AIM. Omit pictures and quote the listing below line by line, from its start through the line that holds "3.94, 4.36, 0.48];".

***

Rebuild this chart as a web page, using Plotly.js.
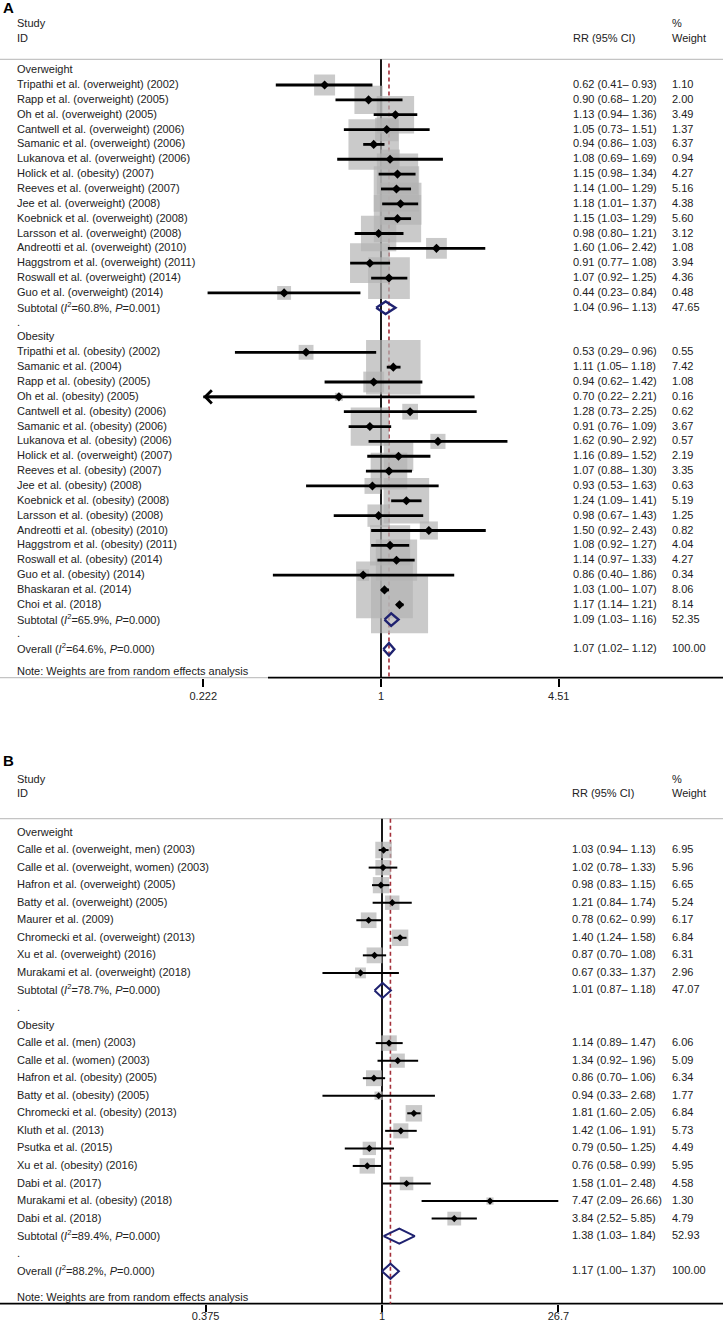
<!DOCTYPE html>
<html>
<head>
<meta charset="utf-8">
<script src="https://cdn.plot.ly/plotly-3.0.1.min.js"></script>
<style>
  html, body { margin: 0; padding: 0; background: #fff; }
  #chart { width: 723px; height: 1326px; }
</style>
</head>
<body>
<div id="chart"></div>
<script>
// ---- Panel A data ----
const aOwStudy = ['Tripathi et al. (overweight) (2002)', 'Rapp et al. (overweight) (2005)', 'Oh et al. (overweight) (2005)',
  'Cantwell et al. (overweight) (2006)', 'Samanic et al. (overweight) (2006)', 'Lukanova et al. (overweight) (2006)',
  'Holick et al. (obesity) (2007)', 'Reeves et al. (overweight) (2007)', 'Jee et al. (overweight) (2008)',
  'Koebnick et al. (overweight) (2008)', 'Larsson et al. (overweight) (2008)', 'Andreotti et al. (overweight) (2010)',
  'Haggstrom et al. (overweight) (2011)', 'Roswall et al. (overweight) (2014)', 'Guo et al. (overweight) (2014)'];
const aOwRR = [0.62, 0.90, 1.13, 1.05, 0.94, 1.08, 1.15, 1.14, 1.18, 1.15, 0.98, 1.60, 0.91, 1.07, 0.44];
const aOwLo = [0.41, 0.68, 0.94, 0.73, 0.86, 0.69, 0.98, 1.00, 1.01, 1.03, 0.80, 1.06, 0.77, 0.92, 0.23];
const aOwHi = [0.93, 1.20, 1.36, 1.51, 1.03, 1.69, 1.34, 1.29, 1.37, 1.29, 1.21, 2.42, 1.08, 1.25, 0.84];
const aOwW = [1.10, 2.00, 3.49, 1.37, 6.37, 0.94, 4.27, 5.16, 4.38, 5.60, 3.12, 1.08, 3.94, 4.36, 0.48];

const aObStudy = ['Tripathi et al. (obesity) (2002)', 'Samanic et al. (2004)', 'Rapp et al. (obesity) (2005)',
  'Oh et al. (obesity) (2005)', 'Cantwell et al. (obesity) (2006)', 'Samanic et al. (obesity) (2006)',
  'Lukanova et al. (obesity) (2006)', 'Holick et al. (overweight) (2007)', 'Reeves et al. (obesity) (2007)',
  'Jee et al. (obesity) (2008)', 'Koebnick et al. (obesity) (2008)', 'Larsson et al. (obesity) (2008)',
  'Andreotti et al. (obesity) (2010)', 'Haggstrom et al. (obesity) (2011)', 'Roswall et al. (obesity) (2014)',
  'Guo et al. (obesity) (2014)', 'Bhaskaran et al. (2014)', 'Choi et al. (2018)'];
const aObRR = [0.53, 1.11, 0.94, 0.70, 1.28, 0.91, 1.62, 1.16, 1.07, 0.93, 1.24, 0.98, 1.50, 1.08, 1.14, 0.86, 1.03, 1.17];
const aObLo = [0.29, 1.05, 0.62, 0.22, 0.73, 0.76, 0.90, 0.89, 0.88, 0.53, 1.09, 0.67, 0.92, 0.92, 0.97, 0.40, 1.00, 1.14];
const aObHi = [0.96, 1.18, 1.42, 2.21, 2.25, 1.09, 2.92, 1.52, 1.30, 1.63, 1.41, 1.43, 2.43, 1.27, 1.33, 1.86, 1.07, 1.21];
const aObW = [0.55, 7.42, 1.08, 0.16, 0.62, 3.67, 0.57, 2.19, 3.35, 0.63, 5.19, 1.25, 0.82, 4.04, 4.27, 0.34, 8.06, 8.14];

const aSubI2 = ['60.8', '65.9'];
const aSubP = ['0.001', '0.000'];
const aSubRR = [1.04, 1.09];
const aSubLo = [0.96, 1.03];
const aSubHi = [1.13, 1.16];
const aSubW = [47.65, 52.35];
const aAll = { i2: '64.6', p: '0.000', rr: 1.07, lo: 1.02, hi: 1.12 };
const aTickVals = [1 / 4.51, 1, 4.51];
const aTickText = ['0.222', '1', '4.51'];

// ---- Panel B data ----
const bOwStudy = ['Calle et al. (overweight, men) (2003)', 'Calle et al. (overweight, women) (2003)',
  'Hafron et al. (overweight) (2005)', 'Batty et al. (overweight) (2005)', 'Maurer et al. (2009)',
  'Chromecki et al. (overweight) (2013)', 'Xu et al. (overweight) (2016)', 'Murakami et al. (overweight) (2018)'];
const bOwRR = [1.03, 1.02, 0.98, 1.21, 0.78, 1.40, 0.87, 0.67];
const bOwLo = [0.94, 0.78, 0.83, 0.84, 0.62, 1.24, 0.70, 0.33];
const bOwHi = [1.13, 1.33, 1.15, 1.74, 0.99, 1.58, 1.08, 1.37];
const bOwW = [6.95, 5.96, 6.65, 5.24, 6.17, 6.84, 6.31, 2.96];

const bObStudy = ['Calle et al. (men) (2003)', 'Calle et al. (women) (2003)', 'Hafron et al. (obesity) (2005)',
  'Batty et al. (obesity) (2005)', 'Chromecki et al. (obesity) (2013)', 'Kluth et al. (2013)',
  'Psutka et al. (2015)', 'Xu et al. (obesity) (2016)', 'Dabi et al. (2017)',
  'Murakami et al. (obesity) (2018)', 'Dabi et al. (2018)'];
const bObRR = [1.14, 1.34, 0.86, 0.94, 1.81, 1.42, 0.79, 0.76, 1.58, 7.47, 3.84];
const bObLo = [0.89, 0.92, 0.70, 0.33, 1.60, 1.06, 0.50, 0.58, 1.01, 2.09, 2.52];
const bObHi = [1.47, 1.96, 1.06, 2.68, 2.05, 1.91, 1.25, 0.99, 2.48, 26.66, 5.85];
const bObW = [6.06, 5.09, 6.34, 1.77, 6.84, 5.73, 4.49, 5.95, 4.58, 1.30, 4.79];

const bSubI2 = ['78.7', '89.4'];
const bSubP = ['0.000', '0.000'];
const bSubRR = [1.01, 1.38];
const bSubLo = [0.87, 1.03];
const bSubHi = [1.18, 1.84];
const bSubW = [47.07, 52.93];
const bAll = { i2: '88.2', p: '0.000', rr: 1.17, lo: 1.00, hi: 1.37 };
const bTickVals = [1 / 26.7, 1, 26.7];
const bTickText = ['0.375', '1', '26.7'];

const groupNames = ['Overweight', 'Obesity'];

const W = 723, H = 1326;
const FONT = 'Liberation Sans, Arial, sans-serif';
const TXT = '#222';
const BOX = '#b4b4b4';
const NAVY = '#1f2270';
const RED = '#a3303a';

function fmt(rr, lo, hi) {
  return rr.toFixed(2) + ' (' + lo.toFixed(2) + '\u2013 ' + hi.toFixed(2) + ')';
}
function het(i2, p) {
  return '(<i>I</i><sup>2</sup>=' + i2 + '%, <i>P</i>=' + p + ')';
}

function buildRows(groups, all) {
  const rows = [];
  groups.forEach(g => {
    rows.push({ kind: 'head', label: g.name });
    g.study.forEach((s, k) => rows.push({ kind: 'study', label: s, rr: g.rr[k], lo: g.lo[k], hi: g.hi[k], w: g.w[k] }));
    rows.push({ kind: 'pool', label: 'Subtotal ' + het(g.i2, g.p), rr: g.srr, lo: g.slo, hi: g.shi, w: g.sw });
    rows.push({ kind: 'dot', label: '.' });
  });
  rows.push({ kind: 'pool', label: 'Overall ' + het(all.i2, all.p), rr: all.rr, lo: all.lo, hi: all.hi, w: 100 });
  return rows;
}

const traces = [];
const annotations = [];
const shapes = [];
const layout = {
  width: W, height: H,
  margin: { l: 0, r: 0, t: 0, b: 0 },
  paper_bgcolor: '#fff',
  plot_bgcolor: 'rgba(0,0,0,0)',
  showlegend: false,
  font: { family: FONT, size: 11, color: TXT }
};

function label(ya, x, y, text) {
  annotations.push({ xref: 'paper', yref: ya, x: x / W, y: y, xanchor: 'left', yanchor: 'middle',
    text: text, showarrow: false, yshift: 1, font: { family: FONT, size: 11, color: TXT } });
}

function addPanel(p) {
  const xa = 'x' + p.n, ya = 'y' + p.n;
  const xkey = 'xaxis' + p.n, ykey = 'yaxis' + p.n;
  const rows = buildRows(p.groups, p.all);
  const nRows = rows.length;
  const axisRow = nRows - 1 + p.axisOff;
  const lineRow = p.lineRow;
  // row index -> pixel: y = p.row0 + p.rowPx * i
  layout[ykey] = {
    domain: [0, 1], visible: false, fixedrange: true,
    range: [(H - p.row0) / p.rowPx, -p.row0 / p.rowPx],
    anchor: xa
  };
  const k = p.pxPerLn * Math.LN10;
  layout[xkey] = {
    type: 'log', domain: [0, 1],
    range: [-p.onePx / k, (W - p.onePx) / k],
    anchor: 'free', position: 1 - (p.row0 + p.rowPx * axisRow) / H,
    showgrid: false, zeroline: false, showline: false,
    ticks: 'outside', ticklen: p.tickLen, tickwidth: 2, tickcolor: '#000',
    ticklabelstandoff: p.tickStandoff,
    tickmode: 'array', tickvals: p.tickVals, ticktext: p.tickText,
    tickfont: { family: FONT, size: 11, color: TXT }
  };

  // reference lines
  traces.push({ x: [1, 1], y: [lineRow, axisRow], xaxis: xa, yaxis: ya, mode: 'lines',
    line: { color: '#000', width: 1.8 }, hoverinfo: 'skip' });
  traces.push({ x: [p.all.rr, p.all.rr], y: [p.redStart, axisRow], xaxis: xa, yaxis: ya, mode: 'lines',
    line: { color: RED, width: 1.6, dash: '4px,3px' }, hoverinfo: 'skip' });

  const bx = [], by = [], bs = [];
  const cx = [], cy = [];
  const px = [], py = [];
  const dx = [], dy = [];
  const lim0 = p.tickVals[0], lim1 = p.tickVals[2];
  rows.forEach((r, i) => {
    label(ya, 15, i, r.label);
    if (r.kind === 'study' || r.kind === 'pool') {
      label(ya, p.rrX, i, fmt(r.rr, r.lo, r.hi));
      label(ya, p.wX, i, r.w.toFixed(2));
    }
    if (r.kind === 'study') {
      bx.push(r.rr); by.push(i); bs.push(p.boxK * Math.sqrt(r.w));
      const lo = Math.max(r.lo, lim0), hi = Math.min(r.hi, lim1);
      cx.push(lo, hi, null); cy.push(i, i, null);
      px.push(r.rr); py.push(i);
      if (r.lo < lim0) {
        // CI runs past the axis limit: draw an arrow at the cut end
        annotations.push({ xref: xa, yref: ya, axref: xa, ayref: ya,
          x: Math.log10(lim0), y: i, ax: Math.log10(r.rr), ay: i, text: '',
          showarrow: true, arrowhead: 4, arrowsize: 0.9, arrowwidth: p.ciW, arrowcolor: '#000', standoff: 0 });
      }
    }
    if (r.kind === 'pool') {
      const h = p.dmH;
      dx.push(r.lo, r.rr, r.hi, r.rr, r.lo, null);
      dy.push(i, i - h, i, i + h, i, null);
    }
  });

  traces.push({ x: bx, y: by, xaxis: xa, yaxis: ya, mode: 'markers', hoverinfo: 'skip',
    marker: { symbol: 'square', size: bs, color: BOX, line: { width: 0 } } });
  traces.push({ x: cx, y: cy, xaxis: xa, yaxis: ya, mode: 'lines', connectgaps: false, hoverinfo: 'skip',
    line: { color: '#000', width: p.ciW } });
  traces.push({ x: px, y: py, xaxis: xa, yaxis: ya, mode: 'markers', hoverinfo: 'skip',
    marker: { symbol: 'diamond', size: p.ptSize, color: '#000', line: { width: 0 } } });
  traces.push({ x: dx, y: dy, xaxis: xa, yaxis: ya, mode: 'lines', connectgaps: false, hoverinfo: 'skip',
    line: { color: NAVY, width: p.dmW } });

  // column headers
  label(ya, 15, p.hdrRows[0], 'Study');
  label(ya, 15, p.hdrRows[1], 'ID');
  label(ya, p.rrX, p.hdrRows[1], 'RR (95% CI)');
  label(ya, p.wX, p.hdrRows[0], '%');
  label(ya, p.wX, p.hdrRows[1], 'Weight');
  label(ya, 15, nRows - 1 + p.noteOff, 'Note: Weights are from random effects analysis');
  annotations.push({ xref: 'paper', yref: 'paper', x: 1 / W, y: 1 - p.letterY / H, xanchor: 'left', yanchor: 'middle',
    text: '<b>' + p.letter + '</b>', showarrow: false, font: { family: FONT, size: 15, color: '#000' } });

  // table rule under header and axis line
  shapes.push({ type: 'line', xref: 'paper', yref: ya, x0: 0, x1: 1, y0: lineRow, y1: lineRow,
    line: { color: '#c4c4c4', width: 1.3 }, layer: 'below' });
  if (p.axisStart > 0) {
    shapes.push({ type: 'line', xref: 'paper', yref: ya, x0: 0, x1: p.axisStart / W, y0: axisRow, y1: axisRow,
      line: { color: '#c4c4c4', width: 1.3 }, layer: 'below' });
  }
  shapes.push({ type: 'line', xref: 'paper', yref: ya, x0: p.axisStart / W, x1: 1, y0: axisRow, y1: axisRow,
    line: { color: '#000', width: 1.8 }, layer: 'below' });
}

addPanel({
  n: '', letter: 'A', letterY: 8,
  groups: [
    { name: groupNames[0], study: aOwStudy, rr: aOwRR, lo: aOwLo, hi: aOwHi, w: aOwW,
      i2: aSubI2[0], p: aSubP[0], srr: aSubRR[0], slo: aSubLo[0], shi: aSubHi[0], sw: aSubW[0] },
    { name: groupNames[1], study: aObStudy, rr: aObRR, lo: aObLo, hi: aObHi, w: aObW,
      i2: aSubI2[1], p: aSubP[1], srr: aSubRR[1], slo: aSubLo[1], shi: aSubHi[1], sw: aSubW[1] }
  ],
  all: aAll, tickVals: aTickVals, tickText: aTickText,
  row0: 70.15, rowPx: 14.85, onePx: 381, pxPerLn: 118,
  lineRow: -0.73, redStart: -0.45, hdrRows: [-3.1, -2.1], noteOff: 1.53, axisOff: 1.91,
  tickLen: 8, tickStandoff: 0,
  rrX: 571, wX: 670, boxK: 20, ptSize: 7, ciW: 2.8, dmW: 2.4, dmH: 0.42, axisStart: 268
});

addPanel({
  n: '2', letter: 'B', letterY: 760,
  groups: [
    { name: groupNames[0], study: bOwStudy, rr: bOwRR, lo: bOwLo, hi: bOwHi, w: bOwW,
      i2: bSubI2[0], p: bSubP[0], srr: bSubRR[0], slo: bSubLo[0], shi: bSubHi[0], sw: bSubW[0] },
    { name: groupNames[1], study: bObStudy, rr: bObRR, lo: bObLo, hi: bObHi, w: bObW,
      i2: bSubI2[1], p: bSubP[1], srr: bSubRR[1], slo: bSubLo[1], shi: bSubHi[1], sw: bSubW[1] }
  ],
  all: bAll, tickVals: bTickVals, tickText: bTickText,
  row0: 832.5, rowPx: 17.55, onePx: 382, pxPerLn: 53.7,
  lineRow: -0.79, redStart: -0.79, hdrRows: [-3.0, -2.2], noteOff: 1.5, axisOff: 1.85,
  tickLen: 7, tickStandoff: -5,
  rrX: 570, wX: 670, boxK: 6.3, ptSize: 5.5, ciW: 2, dmW: 2, dmH: 0.43, axisStart: 0
});

layout.annotations = annotations;
layout.shapes = shapes;

Plotly.newPlot('chart', traces, layout, { displayModeBar: false, staticPlot: true });
</script>
</body>
</html>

***

REPLY.
Rebuild this chart as a web page, using Plotly.js.
<!DOCTYPE html>
<html>
<head>
<meta charset="utf-8">
<script src="https://cdn.plot.ly/plotly-3.0.1.min.js"></script>
<style>
  html, body { margin: 0; padding: 0; background: #fff; }
  #chart { width: 723px; height: 1326px; }
</style>
</head>
<body>
<div id="chart"></div>
<script>
// ---- Panel A data ----
const aOwStudy = ['Tripathi et al. (overweight) (2002)', 'Rapp et al. (overweight) (2005)', 'Oh et al. (overweight) (2005)',
  'Cantwell et al. (overweight) (2006)', 'Samanic et al. (overweight) (2006)', 'Lukanova et al. (overweight) (2006)',
  'Holick et al. (obesity) (2007)', 'Reeves et al. (overweight) (2007)', 'Jee et al. (overweight) (2008)',
  'Koebnick et al. (overweight) (2008)', 'Larsson et al. (overweight) (2008)', 'Andreotti et al. (overweight) (2010)',
  'Haggstrom et al. (overweight) (2011)', 'Roswall et al. (overweight) (2014)', 'Guo et al. (overweight) (2014)'];
const aOwRR = [0.62, 0.90, 1.13, 1.05, 0.94, 1.08, 1.15, 1.14, 1.18, 1.15, 0.98, 1.60, 0.91, 1.07, 0.44];
const aOwLo = [0.41, 0.68, 0.94, 0.73, 0.86, 0.69, 0.98, 1.00, 1.01, 1.03, 0.80, 1.06, 0.77, 0.92, 0.23];
const aOwHi = [0.93, 1.20, 1.36, 1.51, 1.03, 1.69, 1.34, 1.29, 1.37, 1.29, 1.21, 2.42, 1.08, 1.25, 0.84];
const aOwW = [1.10, 2.00, 3.49, 1.37, 6.37, 0.94, 4.27, 5.16, 4.38, 5.60, 3.12, 1.08, 3.94, 4.36, 0.48];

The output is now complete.